Keep asking the questions like Socrates did. The answers are in our heads somewhere. All we have to do is elicit them out!
Cheers!
Tom King
The business model for education falls apart, because in what business is the customer mandated by law to buy? Who is the customer in education? students? parents? If the customer is students and they want to buy training to achieve a job, I am thinking they would be unlikely to select our schools for this training.
Sometimes I think schools have left the business model and joined the childcare/babysitting model. If schools do not watch children, who will? Certainly the schools where I have worked get a great deal of heat for not “holding” children during the hours their parents work. Maybe that is the real function of education…
The thinking model, the idea that ed is about growing thinking participants in a democratic society, I think that model is the least embraced by our present culture and society. i seldom hear anyone concerned about whether students learn to think critically (except teachers).

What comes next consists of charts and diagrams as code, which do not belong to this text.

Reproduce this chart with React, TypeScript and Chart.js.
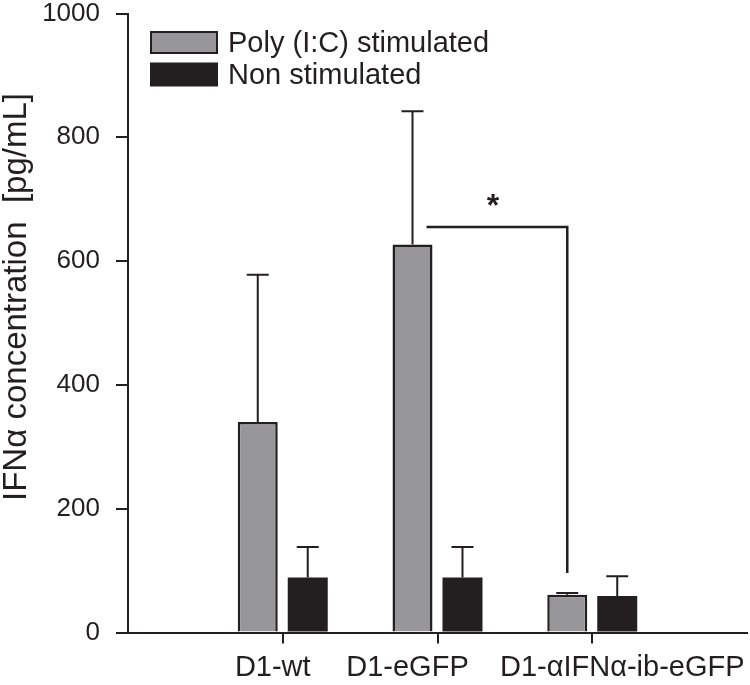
import React, { useEffect, useRef } from "react";
import { Chart, registerables } from "chart.js";

Chart.register(...registerables);

// ---- data ----
const categories = ["", "D1-wt", "D1-eGFP", "D1-αIFNα-ib-eGFP", ""];
const seriesLabels = ["Poly (I:C) stimulated", "Non stimulated"];
const polyValues = [null, 340, 627, 61, null];
const polyUpper = [null, 578, 842, 64, null];
const nonValues = [null, 89, 89, 59, null];
const nonUpper = [null, 138, 138, 91, null];
const yTickValues = [0, 200, 400, 600, 800, 1000];
const yTitle = "IFNα concentration  [pg/mL]";
const sigFrom = 2;
const sigTo = 3;
const sigLevel = 655;
const sigBottom = 96;
const sigText = "*";

// ---- layout / style ----
const xLabelShift = [0, -10, -30, 30, 0];
const INK = "#231f20";
const GREY = "#97979a";
const FONT = "'Liberation Sans', Arial, Helvetica, sans-serif";

const overlayPlugin = {
  id: "overlay",
  afterDatasetsDraw(chart: any) {
    const ctx = chart.ctx;
    const y = chart.scales.y;
    const uppers = [polyUpper, nonUpper];
    ctx.save();
    ctx.strokeStyle = INK;
    ctx.lineWidth = 2;
    ctx.lineCap = "butt";
    uppers.forEach((arr, di) => {
      const meta = chart.getDatasetMeta(di);
      arr.forEach((u, j) => {
        if (u == null) return;
        const bar = meta.data[j];
        const yc = y.getPixelForValue(u);
        ctx.beginPath();
        ctx.moveTo(bar.x, bar.y);
        ctx.lineTo(bar.x, yc);
        ctx.moveTo(bar.x - 11, yc);
        ctx.lineTo(bar.x + 11, yc);
        ctx.stroke();
      });
    });
    // significance bracket
    const m0 = chart.getDatasetMeta(0);
    const b1 = m0.data[sigFrom];
    const b2 = m0.data[sigTo];
    const x1 = b1.x + b1.width * 0.35;
    const x2 = b2.x;
    const yl = y.getPixelForValue(sigLevel);
    const yb = y.getPixelForValue(sigBottom);
    ctx.lineWidth = 2.5;
    ctx.beginPath();
    ctx.moveTo(x1, yl);
    ctx.lineTo(x2, yl);
    ctx.lineTo(x2, yb);
    ctx.stroke();
    ctx.fillStyle = INK;
    ctx.font = `bold 32px ${FONT}`;
    ctx.textAlign = "center";
    ctx.textBaseline = "middle";
    ctx.fillText(sigText, (x1 + x2) / 2 - 4, yl - 20);
    ctx.restore();
  },
  afterDraw(chart: any) {
    const ctx = chart.ctx;
    const area = chart.chartArea;
    const xs = chart.scales.x;
    ctx.save();
    // x category labels
    ctx.fillStyle = INK;
    ctx.font = `29px ${FONT}`;
    ctx.textAlign = "center";
    ctx.textBaseline = "alphabetic";
    categories.forEach((c, i) => {
      if (!c) return;
      ctx.fillText(c, xs.getPixelForTick(i) + xLabelShift[i], area.bottom + 43);
    });
    // legend
    const fills = [GREY, INK];
    const rx = area.left + 23;
    const rows = [
      { top: area.top + 18.5, h: 21 },
      { top: area.top + 50, h: 22 },
    ];
    ctx.font = `29px ${FONT}`;
    ctx.textBaseline = "middle";
    ctx.textAlign = "left";
    rows.forEach((r, i) => {
      ctx.fillStyle = fills[i];
      ctx.fillRect(rx, r.top, 66, r.h);
      ctx.strokeStyle = INK;
      ctx.lineWidth = 2;
      ctx.strokeRect(rx, r.top, 66, r.h);
      ctx.fillStyle = INK;
      ctx.fillText(seriesLabels[i], rx + 77, r.top + r.h / 2 + 1);
    });
    // y title
    ctx.translate(17, 297);
    ctx.rotate(-Math.PI / 2);
    ctx.font = `33px ${FONT}`;
    ctx.textAlign = "center";
    ctx.textBaseline = "middle";
    ctx.fillStyle = INK;
    ctx.fillText(yTitle, 0, 0);
    ctx.restore();
  },
};

export default function App() {
  const ref = useRef<HTMLCanvasElement | null>(null);
  useEffect(() => {
    if (!ref.current) return;
    const chart = new Chart(ref.current, {
      type: "bar",
      data: {
        labels: categories,
        datasets: [
          {
            label: seriesLabels[0],
            data: polyValues as any,
            backgroundColor: GREY,
            borderColor: INK,
            borderWidth: 2.5,
            borderSkipped: "bottom",
            barPercentage: 0.8,
            categoryPercentage: 0.646,
          },
          {
            label: seriesLabels[1],
            data: nonValues as any,
            backgroundColor: INK,
            borderColor: INK,
            borderWidth: 0,
            barPercentage: 0.8,
            categoryPercentage: 0.646,
          },
        ],
      },
      options: {
        responsive: false,
        animation: false,
        layout: { padding: { left: 0, right: 3, top: 13.5, bottom: 0 } },
        plugins: {
          legend: { display: false },
          tooltip: { enabled: false },
        },
        scales: {
          x: {
            type: "category",
            offset: false,
            grid: {
              offset: false,
              drawOnChartArea: false,
              drawTicks: true,
              tickLength: 11,
              lineWidth: 2,
              color: (c: any) =>
                c.index === 0 || c.index === categories.length - 1 ? "rgba(0,0,0,0)" : INK,
            },
            border: { color: INK, width: 2 },
            ticks: {
              display: false,
              autoSkip: false,
            },
            afterFit(scale: any) {
              scale.height = 52.5;
            },
          },
          y: {
            min: 0,
            max: 1000,
            afterBuildTicks(scale: any) {
              scale.ticks = yTickValues.map((v) => ({ value: v }));
            },
            grid: {
              drawOnChartArea: false,
              drawTicks: true,
              tickLength: 12,
              lineWidth: 2,
              color: INK,
            },
            border: { color: INK, width: 2 },
            ticks: {
              color: INK,
              font: { family: FONT, size: 26, lineHeight: 1 },
              padding: 16,
              callback: (v: any) => String(v),
            },
            afterFit(scale: any) {
              scale.width = 128;
              scale.paddingTop = 0;
              scale.paddingBottom = 0;
            },
          },
        },
      },
      plugins: [overlayPlugin],
    });
    return () => chart.destroy();
  }, []);
  return (
    <div style={{ position: "fixed", left: 0, top: 0, width: 750, height: 685, background: "#fff" }}>
      <canvas ref={ref} width={750} height={685} style={{ width: 750, height: 685 }} />
    </div>
  );
}
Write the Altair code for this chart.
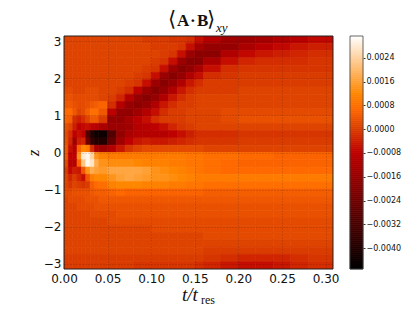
import altair as alt
import numpy as np
import pandas as pd

t_edges = [0, .005, .01, .015, .02, .025, .03, .035, .04, .05, .06, .07, .08, .09, .10, .11, .12, .13, .14,
           .15, .16, .18, .20, .22, .24, .26, .28, .3085]
Z_MAX = 3.1416
# values are in units of 1e-4, rows run from the top of the picture to the bottom
rows = [
 [1,1,1,1,1,1,1,1,1,1,1,1,1,0,0,0,-1,-1,-2,-6,-10,-14,-14,-13,-11,-9,-7],
 [1,1,1,1,1,1,1,1,1,1,1,1,1,1,0,0,0,-1,-6,-13,-16,-16,-12,-9,-7,-5,-4],
 [1,1,1,1,1,1,1,1,1,1,1,1,1,1,1,0,-1,-6,-15,-18,-18,-11,-7,-5,-4,-3,-2],
 [1,1,1,1,1,1,1,1,1,1,1,1,1,1,0,-1,-6,-15,-19,-19,-12,-6,-3,-2,-2,-2,-1],
 [1,1,1,1,1,1,1,1,1,1,1,1,1,0,-1,-6,-15,-19,-17,-12,-6,-2,-1,-1,-1,-1,-1],
 [1,1,1,1,1,1,1,1,1,1,1,1,0,-1,-6,-15,-19,-16,-11,-6,-2,-1,0,0,0,0,0],
 [1,1,1,1,1,1,1,1,1,1,1,0,-1,-6,-15,-19,-16,-11,-5,-2,0,0,0,0,0,0,0],
 [2,2,1,1,1,2,2,2,1,1,0,-2,-8,-15,-19,-16,-11,-5,-2,0,0,0,1,1,1,1,1],
 [3,3,2,2,2,2,2,2,1,0,-3,-10,-16,-19,-16,-11,-5,-2,0,1,1,1,1,1,1,1,1],
 [4,4,3,2,2,3,4,5,6,-2,-10,-16,-18,-16,-11,-5,-2,0,0,1,1,1,1,1,1,1,1],
 [7,7,4,1,2,5,8,8,4,-8,-16,-17,-14,-10,-6,-2,0,0,1,1,1,2,2,2,2,2,2],
 [6,5,-2,-4,-2,1,4,4,0,-16,-16,-13,-9,-6,-2,0,0,0,1,1,1,2,3,3,3,3,3],
 [3,1,-4,-8,-7,-6,-8,-9,-12,-15,-15,-14,-10,-9,-8,-6,-3,-1,0,1,1,1,1,1,1,1,1],
 [2,-2,-8,-6,-8,-30,-40,-44,-44,-30,-17,-12,-10,-10,-10,-10,-8,-6,-4,-2,-2,-2,-1,-1,-1,-1,-1],
 [3,-3,-14,-4,-3,-24,-36,-40,-40,-26,-14,-8,-5,-4,-5,-5,-4,-3,-2,-1,-1,-1,0,0,0,0,0],
 [4,-6,-10,6,12,10,-2,-12,-14,-10,-5,-1,1,2,2,2,2,2,2,2,1,1,1,1,1,1,1],
 [4,-8,-8,14,28,30,24,14,11,10,10,10,10,10,10,10,10,10,9,9,8,8,7,7,6,6,6],
 [2,-10,-10,6,22,30,27,18,14,13,13,13,12,11,11,11,10,10,9,9,8,7,6,6,6,6,6],
 [0,-7,-4,-5,4,14,18,16,15,17,17,17,17,16,14,13,12,11,10,9,8,7,7,7,7,7,7],
 [1,-3,0,-3,-6,4,10,12,12,14,16,17,16,15,14,14,13,12,11,10,10,10,10,10,10,10,10],
 [1,-1,1,0,-1,0,5,7,8,11,12,12,12,11,11,11,10,10,9,9,8,8,8,8,8,8,8],
 [2,2,3,3,3,3,4,5,5,6,7,6,6,6,6,6,6,6,6,6,5,5,5,5,5,5,5],
 [1,2,2,2,2,3,3,3,4,4,4,4,4,4,4,4,4,4,4,4,4,4,4,4,4,4,4],
 [1,1,1,2,2,2,2,3,3,3,3,3,3,3,3,3,3,3,3,3,3,3,3,3,3,3,3],
 [1,1,1,1,1,1,2,2,2,2,3,3,3,3,3,3,3,3,3,3,3,3,3,3,3,3,3],
 [1,1,1,1,1,1,1,1,1,2,2,2,2,2,2,2,2,2,2,2,2,2,2,2,2,2,2],
 [1,1,1,1,1,1,1,1,1,1,1,1,1,1,2,2,2,2,2,2,2,2,2,2,2,2,2],
 [1,1,1,1,1,1,1,1,1,1,1,1,1,1,1,1,1,1,1,1,2,2,2,2,2,2,2],
 [1,1,1,1,1,1,1,1,1,1,1,1,1,1,1,1,1,1,1,1,1,1,1,1,1,1,1],
 [1,1,1,1,1,1,1,1,1,1,1,1,1,1,1,1,1,1,1,1,0,0,0,0,0,0,0],
 [0,0,0,0,0,0,0,0,0,0,0,0,0,0,0,0,0,0,0,0,-1,-2,-3,-3,-3,-2,-1],
 [0,0,0,0,0,0,0,0,0,0,0,0,-1,-1,-1,-1,-1,-1,-1,-2,-3,-5,-6,-6,-5,-3,-2],
]
UNIT = 1e-4
color_domain = [-0.0047, -0.000785, 0.0001, 0.0007, 0.0012, 0.00313]
color_range = ["#000000", "#bf0000", "#de4400", "#ff6900", "#ff8700", "#ffffff"]
x_ticks = [0, .05, .10, .15, .20, .25, .30]
z_ticks = [-3, -2, -1, 0, 1, 2, 3]
bar_ticks = [0.0024, 0.0016, 0.0008, 0, -0.0008, -0.0016, -0.0024, -0.0032, -0.0040]

n = len(rows)
z_edges = np.linspace(Z_MAX, -Z_MAX, n + 1)
recs = []
for i, row in enumerate(rows):
    assert len(row) == len(t_edges) - 1, i
    for j, v in enumerate(row):
        recs.append(dict(t0=t_edges[j], t1=t_edges[j + 1], z0=z_edges[i + 1], z1=z_edges[i], v=v * UNIT))
df = pd.DataFrame(recs)

color = alt.Scale(domain=color_domain, range=color_range, interpolate="rgb", clamp=True)
PW, PH = 269, 233
FONT = "DejaVu Sans"
SERIF = "Liberation Serif"
X = alt.Scale(domain=[0, 0.3085], nice=False, zero=False)
Y = alt.Scale(domain=[-Z_MAX, Z_MAX], nice=False, zero=False)

heat = alt.Chart(df).mark_rect(strokeWidth=0.7, clip=True).encode(
    x=alt.X("t0:Q", scale=X, axis=alt.Axis(values=x_ticks, format=".2f", title=None, grid=True, gridColor="#000000",
            gridOpacity=0.3, gridDash=[1, 2], gridWidth=0.8, tickSize=0, labelFontSize=12, labelFont=FONT,
            labelColor="#111", labelPadding=4, domain=False, zindex=1, labelFlush=False, labelOverlap=False)),
    x2="t1:Q",
    y=alt.Y("z0:Q", scale=Y, axis=alt.Axis(values=z_ticks, format="d", title=None, grid=True, gridColor="#000000",
            gridOpacity=0.3, gridDash=[1, 2], gridWidth=0.8, tickSize=0, labelFontSize=12, labelFont=FONT,
            labelColor="#111", labelPadding=3, domain=False, zindex=1, labelFlush=False, labelOverlap=False,
            labelExpr="replace(datum.label, '-', '−')")),
    y2="z1:Q",
    fill=alt.Fill("v:Q", scale=color, legend=None),
    stroke=alt.Stroke("v:Q", scale=color, legend=None),
)
blank = pd.DataFrame({"a": [0]})
frame = alt.Chart(blank).mark_rect(fill=None, stroke="#222222", strokeWidth=1).encode(
    x=alt.value(0), x2=alt.value(PW), y=alt.value(0), y2=alt.value(PH))

def label(text, x, y, size, **kw):
    font = kw.pop("font", SERIF)
    return alt.Chart(blank).mark_text(text=text, font=font, fontSize=size, color="#111", align="left",
                                      baseline="alphabetic", **kw).encode(x=alt.value(x), y=alt.value(y))

labels = [
    label("⟨", 104, -10, 21, font="DejaVu Serif"),
    label("A", 113, -10, 17, fontWeight="bold"),
    label("·", 126, -10, 17, fontWeight="bold"),
    label("B", 133, -10, 17, fontWeight="bold"),
    label("⟩", 143, -10, 21, font="DejaVu Serif"),
    label("xy", 152, -4, 13, fontStyle="italic"),
    label("t/t", 118, 265, 19, fontStyle="italic"),
    label("res", 137, 268, 12),
    alt.Chart(blank).mark_text(text="z", font=SERIF, fontSize=17, fontStyle="italic", color="#111", angle=270).encode(
        x=alt.value(-30), y=alt.value(117)),
]
main = alt.layer(heat, frame, *labels).properties(width=PW, height=PH)

levels = np.linspace(color_domain[0], color_domain[-1], PH // 2 + 1)
bar_df = pd.DataFrame({"a": levels[:-1], "b": levels[1:], "v": (levels[:-1] + levels[1:]) / 2})
BY = alt.Scale(domain=[color_domain[0], color_domain[-1]], nice=False, zero=False)
bar = alt.Chart(bar_df).mark_rect(strokeWidth=0.7).encode(
    x=alt.value(0), x2=alt.value(13),
    y=alt.Y("a:Q", scale=BY, axis=alt.Axis(orient="right", values=bar_ticks, format=".4f", title=None, grid=False,
            tickSize=2, tickColor="#333", labelFontSize=8, labelFont=FONT, labelColor="#111", labelPadding=1,
            domain=False, labelOverlap=False, labelExpr="replace(datum.label, '-', '−')")),
    y2="b:Q",
    fill=alt.Fill("v:Q", scale=color, legend=None),
    stroke=alt.Stroke("v:Q", scale=color, legend=None),
)
bar_frame = alt.Chart(blank).mark_rect(fill=None, stroke="#444444", strokeWidth=0.8).encode(
    x=alt.value(0), x2=alt.value(13), y=alt.value(0), y2=alt.value(PH))
cbar = alt.layer(bar, bar_frame).properties(width=13, height=PH)

chart = alt.hconcat(
    main, cbar, spacing=10, padding={"left": 17, "top": 1, "right": 0, "bottom": 0}
).resolve_scale(y="independent", x="independent").configure_view(stroke=None)
chart.save("out.html", embed_options={"renderer": "svg", "actions": False})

How about a “future consumers” model? Maybe that is really what we are building in our schools? People who learn to read, rite, and do rith for the purposes of buying products and keeping our market alive?
Plenty to think about…thanks.
Tom,
My name is Meghan and I am a Junior at the University of South Alabama in Mobile. I am currently studying to be a high school science teacher, and in my Educational Media class I was assigned to follow your blog.
I liked how you compared public education to the industry business. They are very similar and probably did start out similarly to what you painted a picture of. I think that we could keep this idea of an ‘industry’ related education system if adopted to the new century like the industrial world has.
That would mean we need to adapt more technology into our classrooms, like today’s businesses have done.
Doing this would not only prepare our students for the outside world better, but it would also help them with the preparing for a job bit. Even though i would love for my students to just enjoy learning for learning sake, but the truth is most do not, and I plan to at least prepare the others as best I can.